生活空間への不法侵入はもちろんw、精神的なテリトリーへの侵害も含め、“個” が揺るがされていく暮らしの中で少しずつ変わって行く彼。まぁ、社会に出たばかりの20代前半で、 “個” を形成する成長途中だもんね。

自ら関わりたくて距離を縮めたい相手にも無理強いしない。相手が興味を持って距離を縮めて来る関係を煩わしく思わない。こんな素養を持っているなら、いい方に向かわないはずがない。彼より、彼の姉が危う過ぎる。多分この先も色々やらかしてくれそうである。

IターンやUターン者の地方での起業、自給自足のための家庭菜園から始まる農業や海釣り、祖父母世代の人達との近所づきあい…。まさにわたしの周囲にリアルで “あるある”。みんなが小説みたいにうまくはやれないけれど、小説以上にうまくやっている人もたくさんいる。いろんな知り合いの顔が浮かぶ小説。
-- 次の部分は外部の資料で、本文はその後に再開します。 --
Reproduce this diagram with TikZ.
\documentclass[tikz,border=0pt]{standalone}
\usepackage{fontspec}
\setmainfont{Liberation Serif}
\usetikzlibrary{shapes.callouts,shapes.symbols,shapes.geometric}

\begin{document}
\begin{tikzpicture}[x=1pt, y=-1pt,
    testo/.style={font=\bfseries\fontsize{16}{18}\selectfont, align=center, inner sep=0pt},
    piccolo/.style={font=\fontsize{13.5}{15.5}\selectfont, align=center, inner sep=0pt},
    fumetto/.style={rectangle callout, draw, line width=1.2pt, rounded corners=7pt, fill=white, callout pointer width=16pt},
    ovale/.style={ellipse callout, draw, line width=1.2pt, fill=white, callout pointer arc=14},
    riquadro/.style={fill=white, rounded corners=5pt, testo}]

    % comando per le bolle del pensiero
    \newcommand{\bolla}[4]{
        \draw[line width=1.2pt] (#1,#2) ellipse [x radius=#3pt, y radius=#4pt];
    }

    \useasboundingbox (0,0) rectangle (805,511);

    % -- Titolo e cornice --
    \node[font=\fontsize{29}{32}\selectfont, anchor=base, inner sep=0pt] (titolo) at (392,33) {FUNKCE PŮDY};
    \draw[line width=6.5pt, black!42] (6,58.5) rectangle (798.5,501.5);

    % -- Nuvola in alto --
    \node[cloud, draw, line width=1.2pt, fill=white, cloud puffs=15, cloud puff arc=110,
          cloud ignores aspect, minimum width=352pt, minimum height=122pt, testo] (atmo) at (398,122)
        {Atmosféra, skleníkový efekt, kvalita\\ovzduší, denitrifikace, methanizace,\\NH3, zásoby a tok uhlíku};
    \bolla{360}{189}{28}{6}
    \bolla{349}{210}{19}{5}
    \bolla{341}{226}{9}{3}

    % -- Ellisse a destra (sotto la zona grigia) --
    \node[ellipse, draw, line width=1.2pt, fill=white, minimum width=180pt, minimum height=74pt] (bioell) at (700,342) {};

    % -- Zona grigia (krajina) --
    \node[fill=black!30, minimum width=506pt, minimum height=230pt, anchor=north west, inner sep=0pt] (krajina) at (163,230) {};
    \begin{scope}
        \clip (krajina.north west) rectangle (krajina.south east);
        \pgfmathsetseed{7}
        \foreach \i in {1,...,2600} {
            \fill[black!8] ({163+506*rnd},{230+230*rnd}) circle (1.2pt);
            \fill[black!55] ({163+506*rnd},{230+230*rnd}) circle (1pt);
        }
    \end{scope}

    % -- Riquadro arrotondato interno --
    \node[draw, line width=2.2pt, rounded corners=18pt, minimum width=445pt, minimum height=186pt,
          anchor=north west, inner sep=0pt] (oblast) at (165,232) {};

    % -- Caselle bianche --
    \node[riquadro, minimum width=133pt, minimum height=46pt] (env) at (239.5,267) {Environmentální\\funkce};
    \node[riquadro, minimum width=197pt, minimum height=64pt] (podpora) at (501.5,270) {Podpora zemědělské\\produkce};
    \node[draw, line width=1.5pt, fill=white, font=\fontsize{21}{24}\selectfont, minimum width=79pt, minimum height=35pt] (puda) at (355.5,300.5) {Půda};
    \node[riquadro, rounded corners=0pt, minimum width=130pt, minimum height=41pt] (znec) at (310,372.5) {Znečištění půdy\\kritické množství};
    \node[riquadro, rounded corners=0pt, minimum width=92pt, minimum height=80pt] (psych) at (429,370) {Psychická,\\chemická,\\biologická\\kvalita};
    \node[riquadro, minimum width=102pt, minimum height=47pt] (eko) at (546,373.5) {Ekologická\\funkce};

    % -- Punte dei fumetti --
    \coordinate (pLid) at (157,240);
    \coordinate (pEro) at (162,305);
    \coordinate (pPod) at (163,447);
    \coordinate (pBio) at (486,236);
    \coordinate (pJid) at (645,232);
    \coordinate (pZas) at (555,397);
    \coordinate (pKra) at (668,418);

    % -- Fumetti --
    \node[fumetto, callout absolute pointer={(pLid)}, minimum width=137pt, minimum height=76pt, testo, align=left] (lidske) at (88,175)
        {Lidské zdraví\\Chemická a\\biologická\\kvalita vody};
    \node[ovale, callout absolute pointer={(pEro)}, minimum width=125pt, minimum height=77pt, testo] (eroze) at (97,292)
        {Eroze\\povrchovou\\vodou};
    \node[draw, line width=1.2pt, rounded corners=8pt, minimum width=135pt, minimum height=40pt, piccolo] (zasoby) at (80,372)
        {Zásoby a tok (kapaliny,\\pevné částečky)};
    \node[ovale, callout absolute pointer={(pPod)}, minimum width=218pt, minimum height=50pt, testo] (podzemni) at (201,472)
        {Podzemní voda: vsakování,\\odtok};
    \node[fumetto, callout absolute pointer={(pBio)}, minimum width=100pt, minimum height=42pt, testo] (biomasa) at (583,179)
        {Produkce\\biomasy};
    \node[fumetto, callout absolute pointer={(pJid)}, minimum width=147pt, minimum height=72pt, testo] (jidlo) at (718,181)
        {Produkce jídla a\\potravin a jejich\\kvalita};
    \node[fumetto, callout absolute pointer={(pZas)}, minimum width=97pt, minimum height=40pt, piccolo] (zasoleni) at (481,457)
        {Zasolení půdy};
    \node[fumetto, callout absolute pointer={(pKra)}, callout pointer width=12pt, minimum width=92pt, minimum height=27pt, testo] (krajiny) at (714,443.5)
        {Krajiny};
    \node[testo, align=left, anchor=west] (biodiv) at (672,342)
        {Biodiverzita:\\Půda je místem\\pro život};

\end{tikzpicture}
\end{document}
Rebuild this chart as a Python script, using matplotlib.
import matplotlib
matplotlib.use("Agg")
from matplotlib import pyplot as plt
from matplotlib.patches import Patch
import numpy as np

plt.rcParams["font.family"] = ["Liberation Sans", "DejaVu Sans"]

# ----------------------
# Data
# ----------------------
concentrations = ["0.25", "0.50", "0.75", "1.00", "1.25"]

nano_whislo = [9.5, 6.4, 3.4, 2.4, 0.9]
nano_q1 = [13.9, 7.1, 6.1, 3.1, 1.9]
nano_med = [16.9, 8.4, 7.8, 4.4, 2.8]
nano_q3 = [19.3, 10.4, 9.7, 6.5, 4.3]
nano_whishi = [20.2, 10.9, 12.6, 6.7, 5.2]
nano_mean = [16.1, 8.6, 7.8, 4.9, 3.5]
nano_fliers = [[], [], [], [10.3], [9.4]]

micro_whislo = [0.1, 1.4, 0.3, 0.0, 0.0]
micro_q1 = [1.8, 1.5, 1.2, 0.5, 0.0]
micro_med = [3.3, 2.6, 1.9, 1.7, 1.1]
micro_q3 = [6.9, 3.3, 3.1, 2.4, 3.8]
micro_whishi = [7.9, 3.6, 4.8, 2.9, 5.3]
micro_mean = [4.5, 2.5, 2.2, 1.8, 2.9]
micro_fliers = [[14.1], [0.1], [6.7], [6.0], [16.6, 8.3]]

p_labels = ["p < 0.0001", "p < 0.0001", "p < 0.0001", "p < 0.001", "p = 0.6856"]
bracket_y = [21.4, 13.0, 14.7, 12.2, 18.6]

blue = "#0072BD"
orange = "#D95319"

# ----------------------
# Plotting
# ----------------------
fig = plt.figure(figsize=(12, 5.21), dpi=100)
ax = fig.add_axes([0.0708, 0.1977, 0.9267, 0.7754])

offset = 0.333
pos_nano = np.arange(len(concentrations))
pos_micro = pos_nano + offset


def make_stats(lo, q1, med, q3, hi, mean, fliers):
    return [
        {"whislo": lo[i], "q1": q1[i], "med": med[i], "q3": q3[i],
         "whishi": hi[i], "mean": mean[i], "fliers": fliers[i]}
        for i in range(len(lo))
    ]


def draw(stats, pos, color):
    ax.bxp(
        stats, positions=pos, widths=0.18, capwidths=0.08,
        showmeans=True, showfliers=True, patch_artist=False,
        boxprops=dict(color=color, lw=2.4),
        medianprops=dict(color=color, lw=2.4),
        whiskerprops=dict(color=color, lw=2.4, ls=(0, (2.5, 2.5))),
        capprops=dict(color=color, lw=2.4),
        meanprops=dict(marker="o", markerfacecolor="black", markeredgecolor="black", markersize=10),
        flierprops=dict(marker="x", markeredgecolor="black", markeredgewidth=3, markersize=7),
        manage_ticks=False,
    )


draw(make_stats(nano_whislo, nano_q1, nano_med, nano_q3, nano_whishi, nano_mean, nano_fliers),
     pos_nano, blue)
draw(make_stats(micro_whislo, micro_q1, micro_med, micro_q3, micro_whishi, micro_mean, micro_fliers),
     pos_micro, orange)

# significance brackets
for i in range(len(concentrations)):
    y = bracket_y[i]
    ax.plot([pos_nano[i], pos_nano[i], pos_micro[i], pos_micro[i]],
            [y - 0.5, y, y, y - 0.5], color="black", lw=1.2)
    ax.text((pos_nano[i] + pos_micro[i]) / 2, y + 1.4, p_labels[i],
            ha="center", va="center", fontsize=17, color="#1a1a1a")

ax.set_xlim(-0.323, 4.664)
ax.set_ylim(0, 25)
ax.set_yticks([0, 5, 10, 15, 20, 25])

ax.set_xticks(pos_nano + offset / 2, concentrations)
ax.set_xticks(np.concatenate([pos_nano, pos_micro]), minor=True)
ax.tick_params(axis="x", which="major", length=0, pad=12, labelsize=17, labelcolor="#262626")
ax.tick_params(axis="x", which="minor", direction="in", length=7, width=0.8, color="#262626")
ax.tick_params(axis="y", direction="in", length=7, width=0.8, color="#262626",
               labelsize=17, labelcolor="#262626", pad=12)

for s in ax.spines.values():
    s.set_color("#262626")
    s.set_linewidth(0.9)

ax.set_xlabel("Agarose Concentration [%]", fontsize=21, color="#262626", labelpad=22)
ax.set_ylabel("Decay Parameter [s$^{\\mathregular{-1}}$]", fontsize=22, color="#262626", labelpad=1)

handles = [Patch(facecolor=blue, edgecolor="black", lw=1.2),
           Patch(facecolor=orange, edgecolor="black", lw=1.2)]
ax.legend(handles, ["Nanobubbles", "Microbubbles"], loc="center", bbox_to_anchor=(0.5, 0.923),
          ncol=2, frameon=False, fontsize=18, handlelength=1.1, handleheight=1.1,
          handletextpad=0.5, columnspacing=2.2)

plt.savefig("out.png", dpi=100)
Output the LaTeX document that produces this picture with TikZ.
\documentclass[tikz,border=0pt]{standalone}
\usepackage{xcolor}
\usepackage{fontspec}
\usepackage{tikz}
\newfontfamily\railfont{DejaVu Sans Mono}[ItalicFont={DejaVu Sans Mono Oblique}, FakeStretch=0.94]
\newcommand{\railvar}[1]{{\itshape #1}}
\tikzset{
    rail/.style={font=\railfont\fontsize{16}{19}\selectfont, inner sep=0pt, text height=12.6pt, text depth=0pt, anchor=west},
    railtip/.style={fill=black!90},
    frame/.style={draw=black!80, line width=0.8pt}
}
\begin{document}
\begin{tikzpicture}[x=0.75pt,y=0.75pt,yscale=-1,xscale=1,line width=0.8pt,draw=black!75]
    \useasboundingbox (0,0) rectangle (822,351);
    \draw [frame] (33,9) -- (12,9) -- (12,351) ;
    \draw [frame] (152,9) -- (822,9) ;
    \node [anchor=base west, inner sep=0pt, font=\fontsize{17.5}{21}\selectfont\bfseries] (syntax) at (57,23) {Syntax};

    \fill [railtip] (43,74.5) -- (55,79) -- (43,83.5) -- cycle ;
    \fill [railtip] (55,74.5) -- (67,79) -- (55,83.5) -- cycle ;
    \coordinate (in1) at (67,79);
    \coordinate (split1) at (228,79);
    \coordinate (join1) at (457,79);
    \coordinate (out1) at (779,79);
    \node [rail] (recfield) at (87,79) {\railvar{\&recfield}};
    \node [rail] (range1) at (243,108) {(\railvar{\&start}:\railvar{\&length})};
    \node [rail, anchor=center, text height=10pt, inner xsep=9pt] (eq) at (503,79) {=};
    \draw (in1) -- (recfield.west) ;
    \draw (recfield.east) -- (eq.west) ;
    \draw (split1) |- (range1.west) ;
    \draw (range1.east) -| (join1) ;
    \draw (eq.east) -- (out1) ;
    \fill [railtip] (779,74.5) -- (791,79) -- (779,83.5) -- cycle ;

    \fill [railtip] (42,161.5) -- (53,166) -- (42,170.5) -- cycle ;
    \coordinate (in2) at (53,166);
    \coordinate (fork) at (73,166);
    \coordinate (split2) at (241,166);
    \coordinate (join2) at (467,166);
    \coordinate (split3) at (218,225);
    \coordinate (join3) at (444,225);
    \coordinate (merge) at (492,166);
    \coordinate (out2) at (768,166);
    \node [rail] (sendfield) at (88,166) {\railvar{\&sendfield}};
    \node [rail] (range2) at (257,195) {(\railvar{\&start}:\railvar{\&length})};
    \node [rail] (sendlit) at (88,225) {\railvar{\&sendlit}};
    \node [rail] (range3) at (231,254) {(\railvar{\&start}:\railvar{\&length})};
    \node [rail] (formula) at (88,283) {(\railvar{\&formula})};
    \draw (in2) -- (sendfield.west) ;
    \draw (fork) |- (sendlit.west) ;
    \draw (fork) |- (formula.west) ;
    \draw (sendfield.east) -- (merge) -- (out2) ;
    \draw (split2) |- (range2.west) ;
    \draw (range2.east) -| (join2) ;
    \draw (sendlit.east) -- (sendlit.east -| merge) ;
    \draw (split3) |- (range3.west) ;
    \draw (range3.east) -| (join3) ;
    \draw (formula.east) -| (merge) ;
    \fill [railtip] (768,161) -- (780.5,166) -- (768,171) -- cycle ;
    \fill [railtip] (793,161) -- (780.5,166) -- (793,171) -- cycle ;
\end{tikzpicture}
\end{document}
主人公の彼は、自ら何かを求めて田舎暮らしを始めたのではない。いわば、成り行きだ。望むものが多くなかったから、得るものが少なくても満たされた。他人の畑から野菜を盗むか悩むほど食べることに瀕して、自分に最低限必要なものが何か知る。若いうちにこんな経験ができるっていい。

定年退職したら田舎に家を買って自給自足の生活を…などと夢見ても、凝り固まった価値観や、思うように動けない体ではなかなか難しい。やり直しがきく年齢でお試し移住してみたほうがいいと思う。

わたしは、30年以上離れていた実家に戻り、アポなしで急に訪ねて来る親戚や母の友人に面食らった。ましてや、時間帯を選ばず、勝手にずかずか家に上がり込んでくる隣人に驚いた。東京のオートロックのマンション暮らしでは考えられない状況。プライバシーもスケジュールもあってなきが如し。

田舎暮らしに順応できるか否かは、大抵のことは受け入れられるしなやかな心と、年齢相応(以上)の体力と忍耐力、“ない” 暮らしを楽しめる余裕があるかどうかにかかっている、と思う。